I'm not sure why I initially made this print for the nursery. I'm assuming it was to remind myself to soak up all of the sweet, and at times, seemingly endless moments while we had them because they'd be over before we knew it. 

As I would sit in the rocker, nursing my son at 3 in the morning, while the rest of the neighborhood slept, emotion would overcome me. I would cry. I would bawl until I could no longer read those words I wrote. I would be covered in pathetic, salty, weepy tears. I was full of hormones, I was deprived of all the sleep, and the truth is, I felt trapped. I felt like my world was crashing. I would never again be the same person. Life would never be the same. I would never sleep again. Gosh, I'd never have a glass of wine again. (Although I probably didn't need any because I was already full of whine.) And then I would cry more for feeling this way. This is exactly how you're NOT supposed to feel, right? 
I felt like I was a terrible mother, and then that stupid print, that I drew myself was constantly staring at me, mocking me, "it won't be like this for long, so suck it up, chump." 
The print was right though, and I was right for putting it in the nursery. I am thankful that it was always there to remind me. Even when I was tired, frustrated and ready to give up, I tried to remember that I wasn't going to be sleep deprived forever, Henry wasn't going to stare blankly at me forever and that it was just a little bit of growing pains. Those newborn cries would be gone sooner than I thought. The bouts of baby acne were just a phase. My breasts wouldn't remain cracked and sore for the rest of my life. Soon enough I would be sleeping peacefully with my husband again. And eventually everything wouldn't be his fault. It won't be like this for long, Melissa.
Those first few weeks were the hardest for me. It took time to realize that I was in fact hormonal and sleep deprived and that things would eventually settle down. Growing pains, indeed. 
Fast forward several months, drop by our house at bedtime and you will literally see my husband and me "fighting" over who's going to put H to bed. Typically we both feed him dinner. All three of us usually eat dinner together because, it won't be like this for long. We both like to pitch in during bath time because, there won't always be baby babble and innocent splashing. Neither of us wants to miss out on the nighttime feeding, because there won't always be nighttime snuggles. We both want to rock him to sleep & sing to him because, well, it won't be like this for long! 

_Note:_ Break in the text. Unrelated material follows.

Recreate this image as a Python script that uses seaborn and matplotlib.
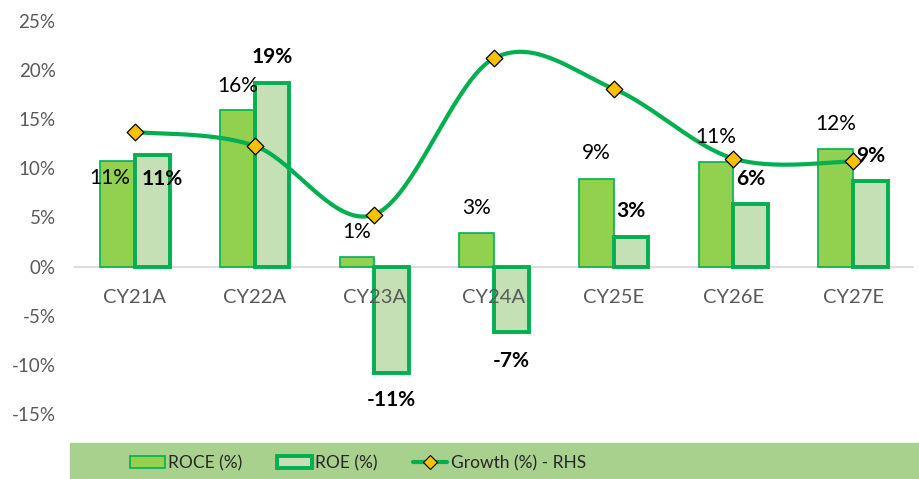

That saying has such a different meaning these days. For this momma at least. 
Those monkey hairs. Those squishy baby toes. Those knuckle dimples. Those raspberries. Those big gulps as he drinks his milk. Those upside down goodbye waves (the cutest). Those sweet baby murmurs. He will outgrow all of it.
It went from being, hang in there, momma, things will get better, it won't be like this for long. To hold on tight, momma, it won't be like this for long.
Henry will be one soon, and then he'll be starting kindergarten, and then he'll be getting his license, and then he'll be off to college, and then...
You guys get the point. I just want to cherish every moment our family has together. Henry will only be my baby for a couple more months. How is he growing up already?
Treasure it with me, momma, it goes by too fast for our hearts to handle.